In the tight job market that is new reality of the work world, every advantage is necessary to navigate the business world.
Some jobs require MBAs. Climbing the career ladder often demands an advanced degree. Getting an MBA can provide many contacts that will serve useful throughout your business career.
On the other hand, much like every other graduate degree, two years of your life and a lot of money should make you weigh this decision carefully.
Given our career counseling team which comprises top executives in fields in most every business area, we have a deep sense of whether an MBA will make sense for clients who need career counseling regarding the decision of whether or not to go for an MBA.
Here are two different case studies that illustrate why advice on whether to apply to business school should be custom-tailored:
Client 1 graduated from Trinity College in Hartford, CT. He worked for two years in a New Haven, CT bank. He really wanted to move to New York and he really wanted to make a lot of money. Other than friends who worked in New York city, he simply did not have the connections or the credentials to make big moves. He came to us glumly as he was sensing that at 24 his future was narrowing. He also had the mindset of someone who was willing to take a calculated risk – and that’s what business school really is, a risk of two years and tuition, for something bigger down the line. As we went through our career counseling options analysis, it became clear that he had no other appealing option that would help him make a radical move. He was not going to start a company. He was not going to move to New York without a job. He needed to shake things up.
He was also an excellent test taker. We had initially met in part to evaluate business school but I knew him from high school SAT days since he had attended Daniel Hand High School in Madison, CT. I knew he would do very well on the GMAT. Through his college roommate’s father, he also had a connection at a strong business school in New York.

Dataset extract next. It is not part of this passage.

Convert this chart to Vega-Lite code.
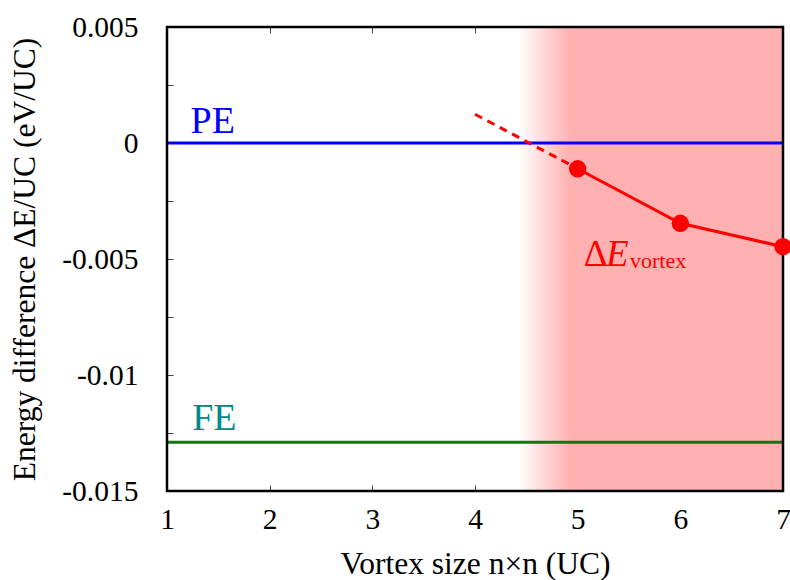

In this instance, given his goals, getting an MBA made plenty of sense.
Client 2 was working in retail in the Clinton, CT Outlets. She was a manager. But, this was not what she expected to be doing 4 years out of college. She had majored in marketing and approached us for career counseling with a specific question regarding whether she should attend business school. She was about to enroll in a local MBA program. But, she had no real sense of what she would do after business school. She simply knew that she did not want to work in retail for the rest of her life. However, her sense of ambition was different than that of Client 1. She was actually quite happy with living in the Connecticut Shoreline. She lived for the beach. She relished her time with her family in Guilford and her fiancee lived and worked in New Haven. When we went through our career counseling values assessment, it became fairly clear that her real desire was to be a stay home mom – finances permitting – and/or work in a job that would enable her to spend a lot of time with her children.
While it might seem strange that our career counseling session led to the conclusion that the career that she really desired was motherhood, it also was a wake-up call for her regarding the tuition that she was about to pay. Wouldn’t it make more sense to save that money so that she would not have a big loan payment? That would help her stay home. In addition, I pointed out that an MBA for her might not be needed because she might want jobs that worked around motherhood rather than the other way around. Such jobs typically do not require advanced degrees. She agreed.
Three years later, I received a very happy note from her as she thanked me for talking her out of business school on behalf of her beautiful baby girl!